The definition of hard fork is that it’s a relaxation of the consensus rules; in other words, some blocks are now valid that previously wouldn’t be valid. Because a block with some transactions replaced with a ZKP wouldn’t previously be valid, this is by definition a hard fork.
Whether this would actually end up splitting the network depends on what the trusted committee would do:
The Good
The allegedly leaked messages suggest that such data deletion would only apply to “buried” blocks, i.e. not the newest block. In this case the original transaction data would already be widely disseminated; as long as there are some nodes running the pre-fork version, the data should remain available for newly spun up pre-fork nodes to sync.
The Bad
However, there appears to be nothing stopping the trusted committee from colluding and deleting data this way from a transaction that was never made public, and then getting a miner to include it in a block.

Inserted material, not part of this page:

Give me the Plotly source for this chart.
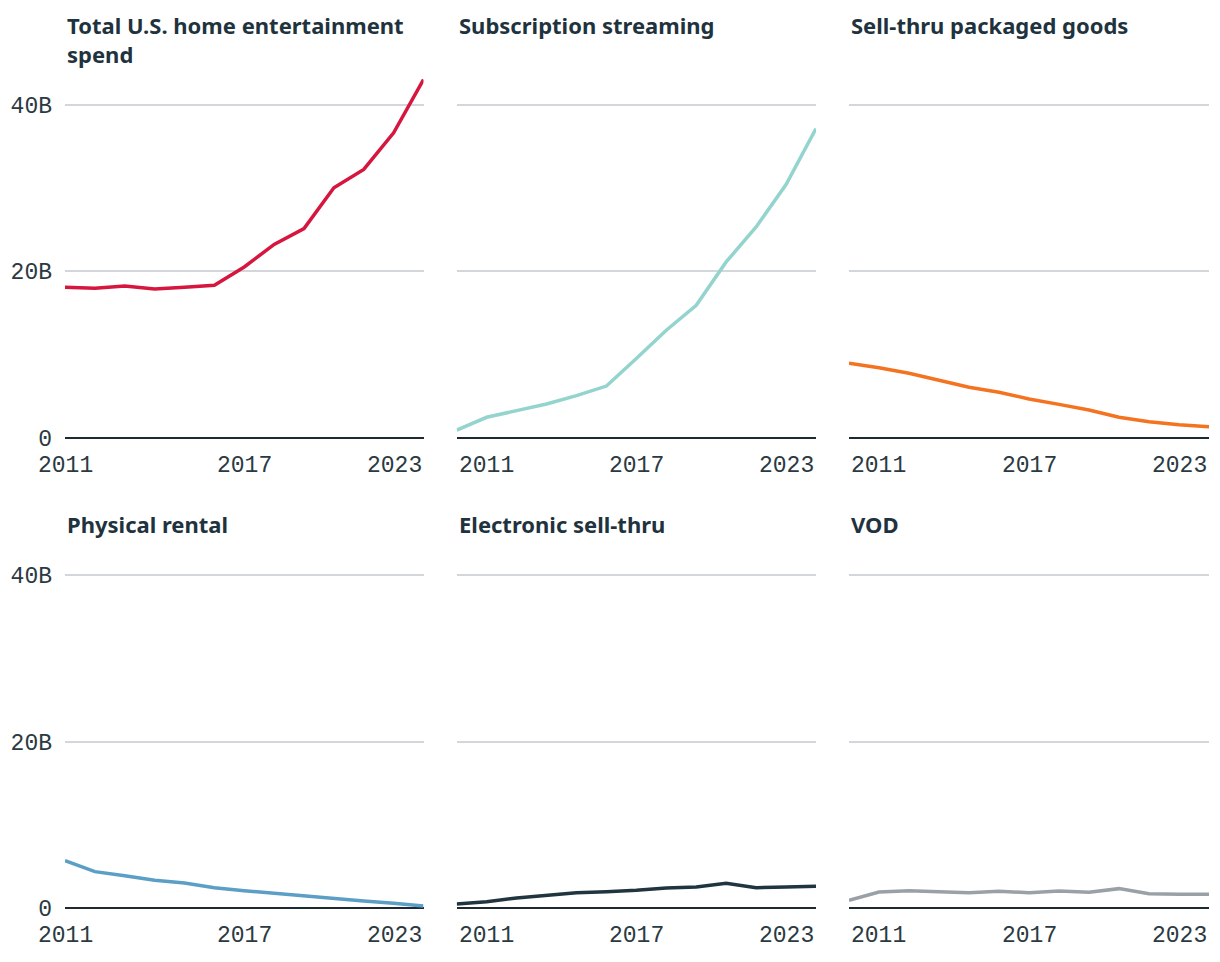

In this case the network would split, as pre-fork nodes would never receive the original transaction data needed to verify and accept the block.
The Ugly
The current state-of-the-art ZKP systems for verifying the Bitcoin blockchain (e.g. Raito) are (as far as I know) currently limited to verifying the longest header chain and transaction inclusion; they can’t yet verify script execution. If this proposed fork is to be deployed anytime soon, it seems likely that the ZKP wouldn’t actually fully validate the spending conditions of the transaction inputs, opening up the possibility of the committee colluding and stealing funds.